I am a 25 year old butcheyfemme queer with rubbish on my mind and sparkles everywhere else
"The only problem with parking your car here [in the uni carpark which is a 20 seconds from the building] is you have to walk to get to it"
"I put on a stone in weight over a year from drinking Irn Bru [national Scottish drink with more fizz than sherbet]"
"I know where my fuse box is"
"She's such a bitch, her decrepit face is always moaning about something. Ssh, here she comes. Hi michelle u r my best friend"
"Oh My God. That girl has fingerless gloves on" [directed at me]
"I'm too scared to tell him I don't like that position It hurts my back and cramps my toes" [don;t even wanna imagine]
"I only drink hot water with a slice of lemon" [I pulled]
"I hate this place. It's on 5 floors" [probably me]
"Do you think he is gay?" [referring to the bleached blonde boy with a wrist limper than his penis]

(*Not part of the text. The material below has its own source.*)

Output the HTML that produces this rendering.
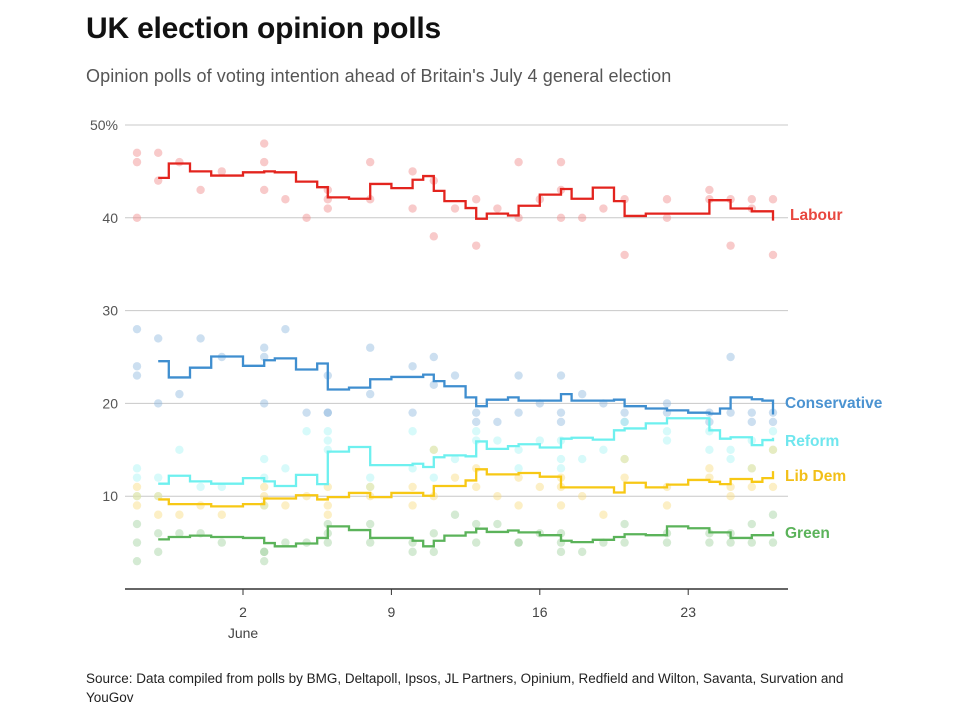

"Do my arms look flabby in this" [yes]
"My pussy is sick" [I can tell by the look on your face]
"Being at uni is so different to being at school" [aha...]
"I have to go, my boyfriend [in the tracksuit] says i must meet him now or he'll go without me and batter me later. He's really nice, I think you'll like him."
"I was so drunk last night that I slipped off the curb" [wow, those 2 vodkas must have been really leathel...]
"Lesbians are men"
"I was on the phone all night. Jason called me 6 times to tell me he loved me"
"I had soup for breakfast"
"I had nothing for breakfast. Breakfast is so unhealth"
"Is Clinton still president?"
Fuck, I could be here all day. It's the best bit about smoking solo, listening to all the dyed haried, over made-up, superficial girls exasperating over their 18 boyfriends and how 'up' on world issues they are. You'd think I went to 'Kindergarten for Slags' not university for beings with more than a milimetre of brain space.